You need to add in a few different environment variables, either through the app.yaml file or through heroku config:

  • application - change "my_app_name" to your App Engine name
  • APP_HOSTNAME - required for Heroku, tries to detect it on App Engine
  • TWILIO_SID - find this in your Twilio account
  • TWILIO_TOKEN - also find this in your Twilio account
  • TWILIO_FROM - a Twilio purchased or validated phone number
  • CALLEES - a comma separated list of phone numbers: +15551111111,+15552222222
  • UPTIME_ROBOT_KEY - your Uptime Robot account's API key

Cron job

The app checks Uptime Robot every 15 minutes (by default) but needs to be triggered from a specific URL. A cron.yaml file is provided for App Engine. If you use Heroku, one way to do it is to have Uptime Robot check to see if is up every 15 minutes. Another way is to use the Heroku Scheduler.
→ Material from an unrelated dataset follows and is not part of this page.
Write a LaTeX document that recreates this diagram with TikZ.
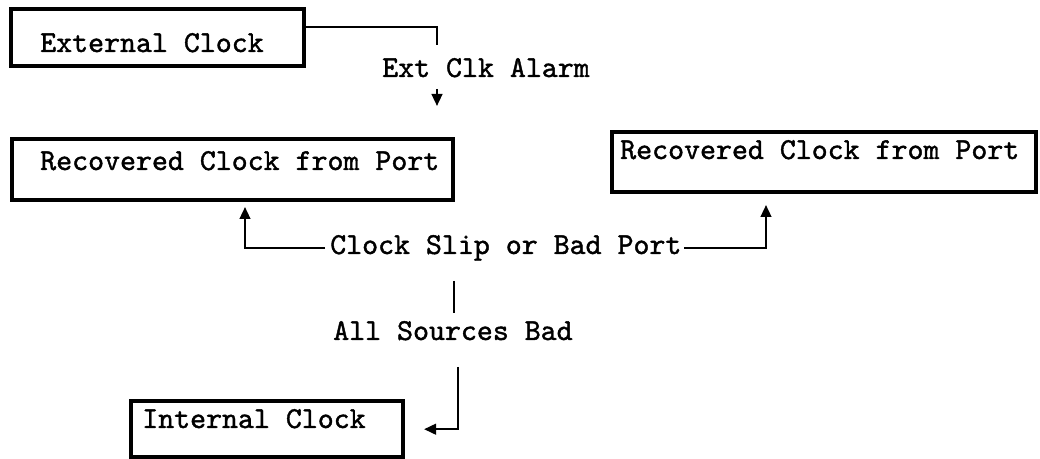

We've found that 15 minutes is a decent value that keeps the app in the free tier of App Engine and would miss most transient outages that we see via other means anyways.


If you're using App Engine, you'll first have to pull down the libraries locally. Running pip install -r requirements.txt should do the trick. Since webapp2 is included with App Engine, you can delete that from requirements.txt or delete the module after it has downloaded. Then, you need to edit the values in app.yaml to reflect your app. Once that's done, you can just push it up to App Engine.

If you're using Heroku, you need to use heroku config to set each environment variable as described above. Then, you can deploy the app to Heroku and set up a cron job as described above.